● **Records shown**:
-.-.-

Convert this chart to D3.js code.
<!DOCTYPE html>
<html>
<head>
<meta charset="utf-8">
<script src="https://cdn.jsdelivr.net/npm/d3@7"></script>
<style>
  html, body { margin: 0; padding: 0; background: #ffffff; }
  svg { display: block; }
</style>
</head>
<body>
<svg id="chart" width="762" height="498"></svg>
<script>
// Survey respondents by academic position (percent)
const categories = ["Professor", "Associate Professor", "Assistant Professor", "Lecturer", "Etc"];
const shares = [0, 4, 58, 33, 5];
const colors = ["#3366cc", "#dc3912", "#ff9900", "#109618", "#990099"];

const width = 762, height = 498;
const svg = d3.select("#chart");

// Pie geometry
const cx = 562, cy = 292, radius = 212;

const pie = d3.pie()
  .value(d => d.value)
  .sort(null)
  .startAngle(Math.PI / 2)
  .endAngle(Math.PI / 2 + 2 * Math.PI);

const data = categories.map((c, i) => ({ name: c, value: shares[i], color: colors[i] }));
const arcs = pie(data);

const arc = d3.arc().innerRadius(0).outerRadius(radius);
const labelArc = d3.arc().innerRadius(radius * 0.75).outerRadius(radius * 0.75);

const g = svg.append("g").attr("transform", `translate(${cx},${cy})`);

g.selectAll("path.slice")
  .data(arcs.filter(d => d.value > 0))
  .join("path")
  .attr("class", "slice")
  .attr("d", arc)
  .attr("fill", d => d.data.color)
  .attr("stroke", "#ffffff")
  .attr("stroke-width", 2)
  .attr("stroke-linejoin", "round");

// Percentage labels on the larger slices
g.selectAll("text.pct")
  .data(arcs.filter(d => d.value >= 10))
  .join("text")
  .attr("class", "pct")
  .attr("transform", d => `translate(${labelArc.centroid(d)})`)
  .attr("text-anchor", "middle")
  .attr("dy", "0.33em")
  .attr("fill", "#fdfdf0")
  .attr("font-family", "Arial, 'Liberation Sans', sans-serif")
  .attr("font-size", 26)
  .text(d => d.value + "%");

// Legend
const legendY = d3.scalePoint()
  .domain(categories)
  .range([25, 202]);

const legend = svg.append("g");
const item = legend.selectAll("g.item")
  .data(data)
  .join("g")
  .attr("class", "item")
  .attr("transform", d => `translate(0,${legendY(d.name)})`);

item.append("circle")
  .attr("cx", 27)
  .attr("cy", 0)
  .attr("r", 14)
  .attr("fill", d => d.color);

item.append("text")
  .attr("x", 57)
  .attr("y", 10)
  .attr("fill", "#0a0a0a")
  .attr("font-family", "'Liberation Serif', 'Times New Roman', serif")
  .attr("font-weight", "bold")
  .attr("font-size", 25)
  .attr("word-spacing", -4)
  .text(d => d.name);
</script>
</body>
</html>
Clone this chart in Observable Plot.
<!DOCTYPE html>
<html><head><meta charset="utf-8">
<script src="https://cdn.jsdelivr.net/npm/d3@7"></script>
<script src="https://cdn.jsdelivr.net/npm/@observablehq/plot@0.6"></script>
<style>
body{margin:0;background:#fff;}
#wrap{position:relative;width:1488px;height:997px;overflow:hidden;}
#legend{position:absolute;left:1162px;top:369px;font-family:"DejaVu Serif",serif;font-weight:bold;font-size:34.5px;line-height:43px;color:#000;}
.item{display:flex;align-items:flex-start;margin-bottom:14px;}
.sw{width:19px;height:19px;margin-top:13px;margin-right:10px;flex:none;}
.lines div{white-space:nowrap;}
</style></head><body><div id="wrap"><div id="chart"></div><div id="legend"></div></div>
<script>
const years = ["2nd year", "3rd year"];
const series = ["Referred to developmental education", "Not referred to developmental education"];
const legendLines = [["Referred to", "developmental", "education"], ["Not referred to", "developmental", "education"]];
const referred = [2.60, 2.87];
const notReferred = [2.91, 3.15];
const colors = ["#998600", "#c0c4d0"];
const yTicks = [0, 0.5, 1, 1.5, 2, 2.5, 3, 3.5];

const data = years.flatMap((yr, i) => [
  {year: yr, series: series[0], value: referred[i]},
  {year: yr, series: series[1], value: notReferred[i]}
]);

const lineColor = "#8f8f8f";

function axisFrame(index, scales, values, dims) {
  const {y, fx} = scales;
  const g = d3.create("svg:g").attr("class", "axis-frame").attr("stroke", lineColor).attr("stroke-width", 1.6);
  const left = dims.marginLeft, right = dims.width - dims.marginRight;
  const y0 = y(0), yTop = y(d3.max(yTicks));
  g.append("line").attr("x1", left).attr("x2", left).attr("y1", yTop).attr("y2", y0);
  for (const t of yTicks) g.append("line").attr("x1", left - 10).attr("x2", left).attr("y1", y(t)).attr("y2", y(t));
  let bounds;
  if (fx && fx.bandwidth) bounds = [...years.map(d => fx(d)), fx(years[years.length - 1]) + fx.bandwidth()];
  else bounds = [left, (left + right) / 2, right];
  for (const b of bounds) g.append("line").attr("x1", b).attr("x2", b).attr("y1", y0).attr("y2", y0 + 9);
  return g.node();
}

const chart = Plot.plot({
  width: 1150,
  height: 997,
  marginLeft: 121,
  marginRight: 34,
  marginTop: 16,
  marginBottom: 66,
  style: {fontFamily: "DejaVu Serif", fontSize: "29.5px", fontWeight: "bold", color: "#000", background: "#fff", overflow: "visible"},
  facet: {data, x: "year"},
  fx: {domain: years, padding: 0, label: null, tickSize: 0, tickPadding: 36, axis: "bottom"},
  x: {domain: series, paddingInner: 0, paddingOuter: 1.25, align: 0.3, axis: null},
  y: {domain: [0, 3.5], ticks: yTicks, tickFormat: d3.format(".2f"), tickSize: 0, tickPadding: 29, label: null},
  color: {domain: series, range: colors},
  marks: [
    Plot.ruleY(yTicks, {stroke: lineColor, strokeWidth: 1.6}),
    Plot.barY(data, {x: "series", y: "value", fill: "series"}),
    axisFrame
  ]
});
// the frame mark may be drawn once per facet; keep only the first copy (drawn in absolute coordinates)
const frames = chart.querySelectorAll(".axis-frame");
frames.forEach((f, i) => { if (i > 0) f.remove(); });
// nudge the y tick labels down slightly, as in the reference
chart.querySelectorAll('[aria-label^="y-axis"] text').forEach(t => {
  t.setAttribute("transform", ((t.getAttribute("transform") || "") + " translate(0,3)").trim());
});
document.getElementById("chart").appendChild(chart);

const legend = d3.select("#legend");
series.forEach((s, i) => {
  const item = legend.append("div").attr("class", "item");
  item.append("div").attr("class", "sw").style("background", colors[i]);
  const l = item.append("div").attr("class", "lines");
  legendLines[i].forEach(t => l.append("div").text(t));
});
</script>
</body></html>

-.-.-

● **What is needed**:
Every record shown above should be written out again exactly.

● **Solved problem**:
Convert this chart to D3.js code.
<!DOCTYPE html>
<html>
<head>
<meta charset="utf-8">
<script src="https://cdn.jsdelivr.net/npm/d3@7"></script>
<style>
  html, body { margin: 0; padding: 0; background: #ffffff; }
  svg { display: block; }
</style>
</head>
<body>
<svg id="chart" width="762" height="498"></svg>
<script>
// Survey respondents by academic position (percent)
const categories = ["Professor", "Associate Professor", "Assistant Professor", "Lecturer", "Etc"];
const shares = [0, 4, 58, 33, 5];
const colors = ["#3366cc", "#dc3912", "#ff9900", "#109618", "#990099"];

const width = 762, height = 498;
const svg = d3.select("#chart");

// Pie geometry
const cx = 562, cy = 292, radius = 212;

const pie = d3.pie()
  .value(d => d.value)
  .sort(null)
  .startAngle(Math.PI / 2)
  .endAngle(Math.PI / 2 + 2 * Math.PI);

const data = categories.map((c, i) => ({ name: c, value: shares[i], color: colors[i] }));
const arcs = pie(data);

const arc = d3.arc().innerRadius(0).outerRadius(radius);
const labelArc = d3.arc().innerRadius(radius * 0.75).outerRadius(radius * 0.75);

const g = svg.append("g").attr("transform", `translate(${cx},${cy})`);

g.selectAll("path.slice")
  .data(arcs.filter(d => d.value > 0))
  .join("path")
  .attr("class", "slice")
  .attr("d", arc)
  .attr("fill", d => d.data.color)
  .attr("stroke", "#ffffff")
  .attr("stroke-width", 2)
  .attr("stroke-linejoin", "round");

// Percentage labels on the larger slices
g.selectAll("text.pct")
  .data(arcs.filter(d => d.value >= 10))
  .join("text")
  .attr("class", "pct")
  .attr("transform", d => `translate(${labelArc.centroid(d)})`)
  .attr("text-anchor", "middle")
  .attr("dy", "0.33em")
  .attr("fill", "#fdfdf0")
  .attr("font-family", "Arial, 'Liberation Sans', sans-serif")
  .attr("font-size", 26)
  .text(d => d.value + "%");

// Legend
const legendY = d3.scalePoint()
  .domain(categories)
  .range([25, 202]);

const legend = svg.append("g");
const item = legend.selectAll("g.item")
  .data(data)
  .join("g")
  .attr("class", "item")
  .attr("transform", d => `translate(0,${legendY(d.name)})`);

item.append("circle")
  .attr("cx", 27)
  .attr("cy", 0)
  .attr("r", 14)
  .attr("fill", d => d.color);

item.append("text")
  .attr("x", 57)
  .attr("y", 10)
  .attr("fill", "#0a0a0a")
  .attr("font-family", "'Liberation Serif', 'Times New Roman', serif")
  .attr("font-weight", "bold")
  .attr("font-size", 25)
  .attr("word-spacing", -4)
  .text(d => d.name);
</script>
</body>
</html>
Clone this chart in Observable Plot.
<!DOCTYPE html>
<html><head><meta charset="utf-8">
<script src="https://cdn.jsdelivr.net/npm/d3@7"></script>
<script src="https://cdn.jsdelivr.net/npm/@observablehq/plot@0.6"></script>
<style>
body{margin:0;background:#fff;}
#wrap{position:relative;width:1488px;height:997px;overflow:hidden;}
#legend{position:absolute;left:1162px;top:369px;font-family:"DejaVu Serif",serif;font-weight:bold;font-size:34.5px;line-height:43px;color:#000;}
.item{display:flex;align-items:flex-start;margin-bottom:14px;}
.sw{width:19px;height:19px;margin-top:13px;margin-right:10px;flex:none;}
.lines div{white-space:nowrap;}
</style></head><body><div id="wrap"><div id="chart"></div><div id="legend"></div></div>
<script>
const years = ["2nd year", "3rd year"];
const series = ["Referred to developmental education", "Not referred to developmental education"];
const legendLines = [["Referred to", "developmental", "education"], ["Not referred to", "developmental", "education"]];
const referred = [2.60, 2.87];
const notReferred = [2.91, 3.15];
const colors = ["#998600", "#c0c4d0"];
const yTicks = [0, 0.5, 1, 1.5, 2, 2.5, 3, 3.5];

const data = years.flatMap((yr, i) => [
  {year: yr, series: series[0], value: referred[i]},
  {year: yr, series: series[1], value: notReferred[i]}
]);

const lineColor = "#8f8f8f";

function axisFrame(index, scales, values, dims) {
  const {y, fx} = scales;
  const g = d3.create("svg:g").attr("class", "axis-frame").attr("stroke", lineColor).attr("stroke-width", 1.6);
  const left = dims.marginLeft, right = dims.width - dims.marginRight;
  const y0 = y(0), yTop = y(d3.max(yTicks));
  g.append("line").attr("x1", left).attr("x2", left).attr("y1", yTop).attr("y2", y0);
  for (const t of yTicks) g.append("line").attr("x1", left - 10).attr("x2", left).attr("y1", y(t)).attr("y2", y(t));
  let bounds;
  if (fx && fx.bandwidth) bounds = [...years.map(d => fx(d)), fx(years[years.length - 1]) + fx.bandwidth()];
  else bounds = [left, (left + right) / 2, right];
  for (const b of bounds) g.append("line").attr("x1", b).attr("x2", b).attr("y1", y0).attr("y2", y0 + 9);
  return g.node();
}

const chart = Plot.plot({
  width: 1150,
  height: 997,
  marginLeft: 121,
  marginRight: 34,
  marginTop: 16,
  marginBottom: 66,
  style: {fontFamily: "DejaVu Serif", fontSize: "29.5px", fontWeight: "bold", color: "#000", background: "#fff", overflow: "visible"},
  facet: {data, x: "year"},
  fx: {domain: years, padding: 0, label: null, tickSize: 0, tickPadding: 36, axis: "bottom"},
  x: {domain: series, paddingInner: 0, paddingOuter: 1.25, align: 0.3, axis: null},
  y: {domain: [0, 3.5], ticks: yTicks, tickFormat: d3.format(".2f"), tickSize: 0, tickPadding: 29, label: null},
  color: {domain: series, range: colors},
  marks: [
    Plot.ruleY(yTicks, {stroke: lineColor, strokeWidth: 1.6}),
    Plot.barY(data, {x: "series", y: "value", fill: "series"}),
    axisFrame
  ]
});
// the frame mark may be drawn once per facet; keep only the first copy (drawn in absolute coordinates)
const frames = chart.querySelectorAll(".axis-frame");
frames.forEach((f, i) => { if (i > 0) f.remove(); });
// nudge the y tick labels down slightly, as in the reference
chart.querySelectorAll('[aria-label^="y-axis"] text').forEach(t => {
  t.setAttribute("transform", ((t.getAttribute("transform") || "") + " translate(0,3)").trim());
});
document.getElementById("chart").appendChild(chart);

const legend = d3.select("#legend");
series.forEach((s, i) => {
  const item = legend.append("div").attr("class", "item");
  item.append("div").attr("class", "sw").style("background", colors[i]);
  const l = item.append("div").attr("class", "lines");
  legendLines[i].forEach(t => l.append("div").text(t));
});
</script>
</body></html>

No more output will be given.